(Task requirements) Please write out the lines of the data exactly, beginning with the first and ending with the line containing "import seaborn as sns"; leave the pictures behind.

(Dataset excerpt)
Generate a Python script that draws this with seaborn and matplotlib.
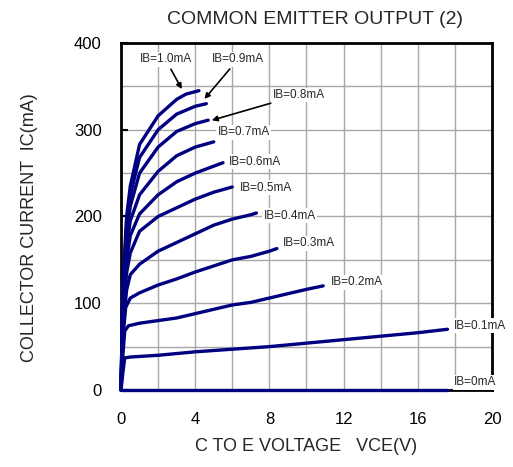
import pandas as pd
import numpy as np
import matplotlib
matplotlib.use("Agg")
import matplotlib.pyplot as plt
import seaborn as sns

# VCE (V) / IC (mA) per base current
ib_labels = ['IB=0mA', 'IB=0.1mA', 'IB=0.2mA', 'IB=0.3mA', 'IB=0.4mA', 'IB=0.5mA',
             'IB=0.6mA', 'IB=0.7mA', 'IB=0.8mA', 'IB=0.9mA', 'IB=1.0mA']

vce_0 = [0, 17.6]
ic_0 = [0, 0]
vce_1 = [0, 0.1, 0.2, 0.5, 2, 4, 6, 8, 10, 12, 14, 16, 17.6]
ic_1 = [0, 20, 37, 38, 40, 44, 47, 50, 54, 58, 62, 66, 70]
vce_2 = [0, 0.1, 0.2, 0.4, 1, 2, 3, 4, 5, 6, 7, 8, 9, 10, 10.9]
ic_2 = [0, 40, 68, 74, 77, 80, 83, 88, 93, 98, 101, 106, 111, 116, 120]
vce_3 = [0, 0.1, 0.25, 0.5, 1, 2, 3, 4, 5, 6, 7, 8, 8.4]
ic_3 = [0, 60, 95, 106, 112, 121, 128, 136, 143, 150, 154, 160, 163]
vce_4 = [0, 0.1, 0.3, 0.5, 1, 2, 3, 4, 5, 6, 7, 7.3]
ic_4 = [0, 70, 115, 133, 145, 160, 170, 180, 190, 197, 202, 204]
vce_5 = [0, 0.1, 0.3, 0.5, 1, 2, 3, 4, 5, 6]
ic_5 = [0, 80, 135, 158, 183, 200, 210, 220, 228, 234]
vce_6 = [0, 0.1, 0.3, 0.5, 1, 2, 3, 4, 5, 5.5]
ic_6 = [0, 90, 150, 178, 203, 225, 240, 250, 258, 262]
vce_7 = [0, 0.1, 0.3, 0.5, 1, 2, 3, 4, 5]
ic_7 = [0, 100, 165, 195, 225, 252, 270, 280, 286]
vce_8 = [0, 0.1, 0.3, 0.5, 1, 2, 3, 4, 4.7]
ic_8 = [0, 110, 180, 212, 250, 280, 298, 307, 311]
vce_9 = [0, 0.1, 0.3, 0.5, 1, 2, 3, 4, 4.6]
ic_9 = [0, 115, 190, 225, 268, 300, 318, 327, 330]
vce_10 = [0, 0.1, 0.3, 0.5, 1, 2, 3, 3.5, 4.2]
ic_10 = [0, 120, 200, 235, 283, 316, 335, 341, 345]

vce_all = [vce_0, vce_1, vce_2, vce_3, vce_4, vce_5, vce_6, vce_7, vce_8, vce_9, vce_10]
ic_all = [ic_0, ic_1, ic_2, ic_3, ic_4, ic_5, ic_6, ic_7, ic_8, ic_9, ic_10]

frames = []
for lab, v, i in zip(ib_labels, vce_all, ic_all):
    frames.append(pd.DataFrame({'VCE': v, 'IC': i, 'IB': lab}))
df = pd.concat(frames, ignore_index=True)

sns.set_style('white')
plt.rcParams['font.family'] = ['Liberation Sans', 'DejaVu Sans']

fig = plt.figure(figsize=(5.13, 4.67), dpi=100)
ax = fig.add_axes([0.2359, 0.1649, 0.959 - 0.2359, 0.908 - 0.1649])

ax.set_xlim(0, 20)
ax.set_ylim(0, 400)
ax.set_xticks(np.arange(0, 21, 4))
ax.set_yticks(np.arange(0, 401, 100))
ax.set_xticks(np.arange(0, 21, 2), minor=True)
ax.set_yticks(np.arange(0, 401, 50), minor=True)
ax.grid(which='both', color='#a8a8a8', lw=1.0, zorder=0)
ax.set_axisbelow(True)

sns.lineplot(data=df, x='VCE', y='IC', hue='IB', palette=['#000080'] * len(ib_labels),
             estimator=None, sort=False, legend=False, lw=2.4, ax=ax)
for ln in ax.lines:
    ln.set_clip_on(False)
    ln.set_zorder(5)

for s in ax.spines.values():
    s.set_color('black')
    s.set_linewidth(2)
    s.set_visible(True)

ax.tick_params(axis='both', which='major', direction='in', length=5, width=1.5,
               labelsize=12, colors='black')
ax.tick_params(axis='x', which='major', pad=16)
ax.tick_params(axis='y', which='major', pad=14, left=True)
ax.tick_params(axis='x', which='major', bottom=False)
ax.tick_params(which='minor', length=0)

ax.set_xlabel('C TO E VOLTAGE   VCE(V)', fontsize=13, labelpad=8)
ax.set_ylabel('COLLECTOR CURRENT  IC(mA)', fontsize=13, labelpad=16)
ax.yaxis.set_label_coords(-0.225, 0.467)
ax.set_title('COMMON EMITTER OUTPUT (2)', fontsize=14, x=0.522, pad=14)

box = dict(facecolor='white', edgecolor='none', pad=1)
fs = 8.5
# labels for lower curves, left aligned
label_pos = {
    'IB=0mA': (17.95, 9), 'IB=0.1mA': (17.95, 74), 'IB=0.2mA': (11.3, 124),
    'IB=0.3mA': (8.7, 169), 'IB=0.4mA': (7.7, 201), 'IB=0.5mA': (6.4, 233),
    'IB=0.6mA': (5.8, 263), 'IB=0.7mA': (5.2, 297),
}
for lab, (x, y) in label_pos.items():
    ax.text(x, y, lab, fontsize=fs, ha='left', va='center', bbox=box, zorder=6)

arrow = dict(arrowstyle='-|>', color='black', lw=1.2, mutation_scale=8)
ax.annotate('IB=1.0mA', xy=(3.35, 344), xytext=(2.4, 381), fontsize=fs, ha='center',
            va='center', bbox=box, arrowprops=arrow, zorder=6)
ax.annotate('IB=0.9mA', xy=(4.4, 333), xytext=(6.3, 381), fontsize=fs, ha='center',
            va='center', bbox=box, arrowprops=arrow, zorder=6)
ax.annotate('IB=0.8mA', xy=(4.75, 310), xytext=(9.6, 340), fontsize=fs, ha='center',
            va='center', bbox=box, arrowprops=arrow, zorder=6)

fig.savefig('out.png', dpi=100)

(Correct output)
Generate a Python script that draws this with seaborn and matplotlib.
import pandas as pd
import numpy as np
import matplotlib
matplotlib.use("Agg")
import matplotlib.pyplot as plt
import seaborn as sns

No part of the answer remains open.